Tuesday, 26 April 2011

System BUS

In personal computers, the front-side bus (FSB) is the bus that carries data between the CPU and the northbridge.
Depending on the processor used, some computers may also have a back-side bus that connects the CPU to the cache. This bus and the cache connected to it are faster than accessing the system memory (or RAM) via the front-side bus.
The bandwidth or maximum theoretical throughput of the front-side bus is determined by the product of the width of its data path, its clock frequency (cycles per second) and the number of data transfers it performs per clock cycle. For example, a 64-bit (8-byte) wide FSB operating at a frequency of 100 MHz that performs 4 transfers per cycle has a bandwidth of 3200 megabytes per second (MB/s):

8B x 100 MHz x 4/cycle 
= 8B x 100M x Hz x 4/cycle
= 8B x 100M x cycle/s x 4/cycle
= 3200MB/s 

The number of transfers per clock cycle is dependent on the technology used. For example, GTL+ performs 1 transfer/cycle, EV6 2 transfers/cycle, and AGTL+ 4 transfers/cycle.

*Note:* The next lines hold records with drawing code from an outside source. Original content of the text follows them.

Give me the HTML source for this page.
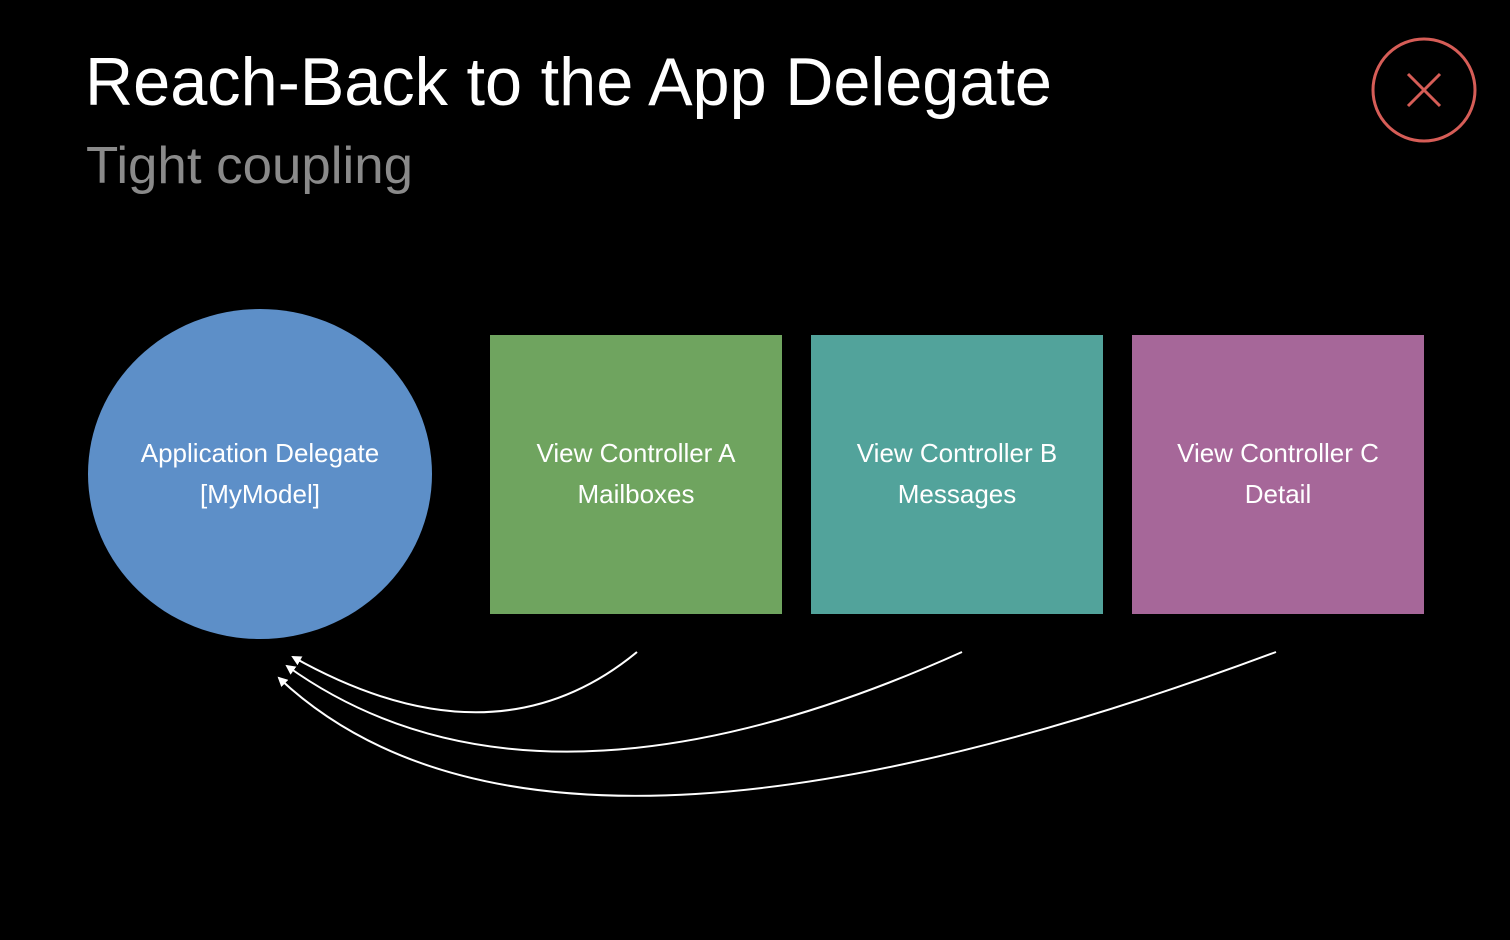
<!DOCTYPE html>
<html><head><meta charset="utf-8"><style>
html,body{margin:0;padding:0;background:#000;width:1510px;height:940px;overflow:hidden}
</style></head><body>
<svg width="1510" height="940" viewBox="0 0 1510 940" xmlns="http://www.w3.org/2000/svg" style="display:block">
<rect width="1510" height="940" fill="#000"/>
<text x="85" y="105" font-family="Liberation Sans, sans-serif" font-size="68" fill="#fff" textLength="967" lengthAdjust="spacingAndGlyphs">Reach-Back to the App Delegate</text>
<text x="86" y="183" font-family="Liberation Sans, sans-serif" font-size="52" fill="#8a8a8a" textLength="327" lengthAdjust="spacingAndGlyphs">Tight coupling</text>
<circle cx="1424" cy="90" r="51" fill="none" stroke="#d65d57" stroke-width="3"/>
<path d="M1408 74 L1440 106 M1440 74 L1408 106" stroke="#d65d57" stroke-width="3"/>
<ellipse cx="260" cy="474" rx="172" ry="165" fill="#5d8fc8"/>
<rect x="490" y="335" width="292" height="279" fill="#6fa45f"/>
<rect x="811" y="335" width="292" height="279" fill="#52a39b"/>
<rect x="1132" y="335" width="292" height="279" fill="#a66799"/>
<g font-family="Liberation Sans, sans-serif" font-size="26" fill="#fff" text-anchor="middle">
<text x="260" y="462">Application Delegate</text><text x="260" y="503">[MyModel]</text>
<text x="636" y="462">View Controller A</text><text x="636" y="503">Mailboxes</text>
<text x="957" y="462">View Controller B</text><text x="957" y="503">Messages</text>
<text x="1278" y="462">View Controller C</text><text x="1278" y="503">Detail</text>
</g>
<defs><marker id="ah" markerWidth="10" markerHeight="10" refX="8" refY="5" orient="auto" markerUnits="userSpaceOnUse"><path d="M0,0 L10,5 L0,10 z" fill="#fff"/></marker></defs>
<g fill="none" stroke="#fff" stroke-width="2" marker-end="url(#ah)">
<path d="M637 652 Q494 770 293 657"/>
<path d="M962 652 Q535 844 287 666"/>
<path d="M1276 652 Q542 926 279 678"/>
</g>
</svg>
</body></html>
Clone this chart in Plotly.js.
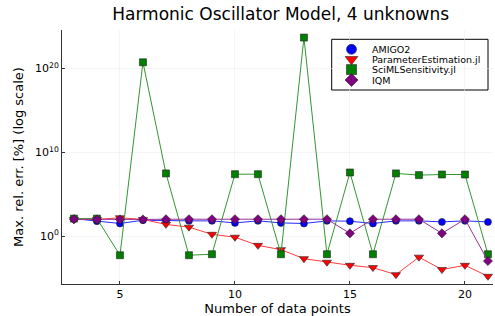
<!DOCTYPE html>
<html>
<head>
<meta charset="utf-8">
<script src="https://cdn.plot.ly/plotly-3.0.1.min.js"></script>
<style>html,body{margin:0;padding:0;background:#fff;}#chart{width:495px;height:316px;}</style>
</head>
<body>
<div id="chart"></div>
<script>
const dataPoints = [3,4,5,6,7,8,9,10,11,12,13,14,15,16,17,18,19,20,21];
const amigo2 = [125, 62, 33, 81, 68, 68, 68, 39, 68, 39, 33, 68, 62, 33, 68, 68, 51, 68, 51];
const paramEst = [100, 100, 160, 100, 26, 12, 1.7, 0.76, 0.081, 0.025, 0.0021, 0.00079, 0.00034, 0.00018, 0.000026, 0.0032, 0.000105, 0.00034, 0.0000166];
const sciml = [126, 126, 0.0054, 5.6e20, 3.1e7, 0.0054, 0.0071, 2.5e7, 2.5e7, 0.0071, 5e23, 0.0071, 4e7, 0.0071, 3.1e7, 1.95e7, 2.3e7, 2.3e7, 0.0071];
const iqm = [107, 100, 100, 100, 107, 107, 107, 107, 107, 107, 107, 107, 2.2, 107, 107, 107, 2.2, 107, 0.0011];
const names = ["AMIGO2", "ParameterEstimation.jl", "SciMLSensitivity.jl", "IQM"];
const xTicks = [5, 10, 15, 20];
const yTickVals = [1, 1e10, 1e20];
const yTickText = ["10<sup>0</sup>", "10<sup>10</sup>", "10<sup>20</sup>"];

const font = "DejaVu Sans, sans-serif";
const styles = [
  {line: "rgb(40,40,255)", fill: "rgb(0,0,255)", symbol: "circle", size: 7},
  {line: "rgb(255,60,60)", fill: "rgb(255,0,0)", symbol: "triangle-down", size: 8},
  {line: "rgb(50,150,50)", fill: "rgb(0,128,0)", symbol: "square", size: 7},
  {line: "rgb(150,50,150)", fill: "rgb(128,0,128)", symbol: "diamond", size: 7}
];
const series = [amigo2, paramEst, sciml, iqm];
const traces = series.map((y, i) => ({
  x: dataPoints, y: y, name: names[i], type: "scatter", mode: "lines+markers", showlegend: false,
  line: {color: styles[i].line, width: 1},
  marker: {symbol: styles[i].symbol, size: styles[i].size, color: styles[i].fill, line: {color: "#222", width: 0.6}}
}));

// custom compact legend drawn on an overlay axis measured in pixels
const legX = 351.5, legTextX = 370, legRows = [49.3, 59.3, 69.6, 80];
names.forEach((n, i) => {
  traces.push({
    x: [legX], y: [legRows[i]], xaxis: "x2", yaxis: "y2", type: "scatter", mode: "markers", showlegend: false,
    marker: {symbol: styles[i].symbol, size: i === 1 ? 11 : 10, color: styles[i].fill, line: {color: "#222", width: 0.6}}
  });
});
const annotations = names.map((n, i) => ({
  text: n, x: legTextX, y: legRows[i], xref: "x2", yref: "y2", xanchor: "left", yanchor: "middle",
  showarrow: false, font: {size: 9.5, family: font, color: "#000"}
}));

const layout = {
  width: 495, height: 316,
  margin: {l: 62, r: 2, t: 30, b: 32},
  paper_bgcolor: "#fff", plot_bgcolor: "#fff",
  font: {family: font, color: "#000"},
  title: {text: "Harmonic Oscillator Model, 4 unknowns", font: {size: 17, family: font}, x: 0.567, xanchor: "center", y: 0.955, yanchor: "middle"},
  showlegend: false,
  annotations: annotations,
  shapes: [{type: "rect", xref: "x2", yref: "y2", x0: 331.7, x1: 488, y0: 39.3, y1: 90,
            line: {color: "#000", width: 1}, fillcolor: "#fff", layer: "below"}],
  xaxis: {
    range: [2.48, 21.22], tickvals: xTicks, ticks: "inside", ticklen: 3, tickcolor: "#333",
    showgrid: true, gridcolor: "#ebebeb", gridwidth: 0.5, zeroline: false,
    showline: true, linecolor: "#333", linewidth: 1,
    tickfont: {size: 11, family: font},
    title: {text: "Number of data points", font: {size: 13, family: font}, standoff: 4}
  },
  yaxis: {
    type: "log", range: [-5.7, 24.6], tickvals: yTickVals, ticktext: yTickText,
    ticks: "inside", ticklen: 3, tickcolor: "#333",
    showgrid: true, gridcolor: "#ebebeb", gridwidth: 0.5, zeroline: false,
    showline: true, linecolor: "#333", linewidth: 1,
    tickfont: {size: 11, family: font},
    title: {text: "Max. rel. err. [%] (log scale)", font: {size: 13, family: font}, standoff: 8}
  },
  xaxis2: {overlaying: "x", range: [62, 493], visible: false, fixedrange: true},
  yaxis2: {overlaying: "y", range: [284, 30], visible: false, fixedrange: true}
};
Plotly.newPlot("chart", traces, layout, {displayModeBar: false, staticPlot: true});
</script>
</body>
</html>
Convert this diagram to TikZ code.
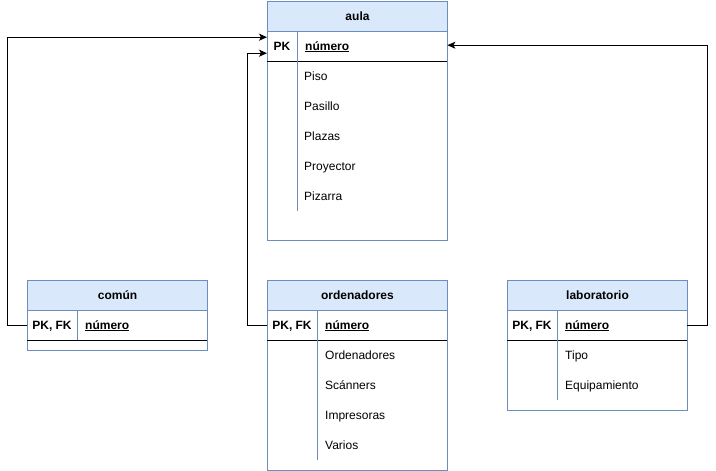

Intel calls the technique of four transfers per cycle Quad Pumping.
Many manufacturers publish the speed of the FSB in MHz, but often do not use the actual physical clock frequency but the theoretical effective data rate (which is commonly called megatransfers per second or MT/s). This is because the actual speed is determined by how many transfers can be performed by each clock cycle as well as by the clock frequency. For example, if a motherboard (or processor) has a FSB clocked at 200 MHz and performs 4 transfers per clock cycle, the FSB is rated at 800 MT/s.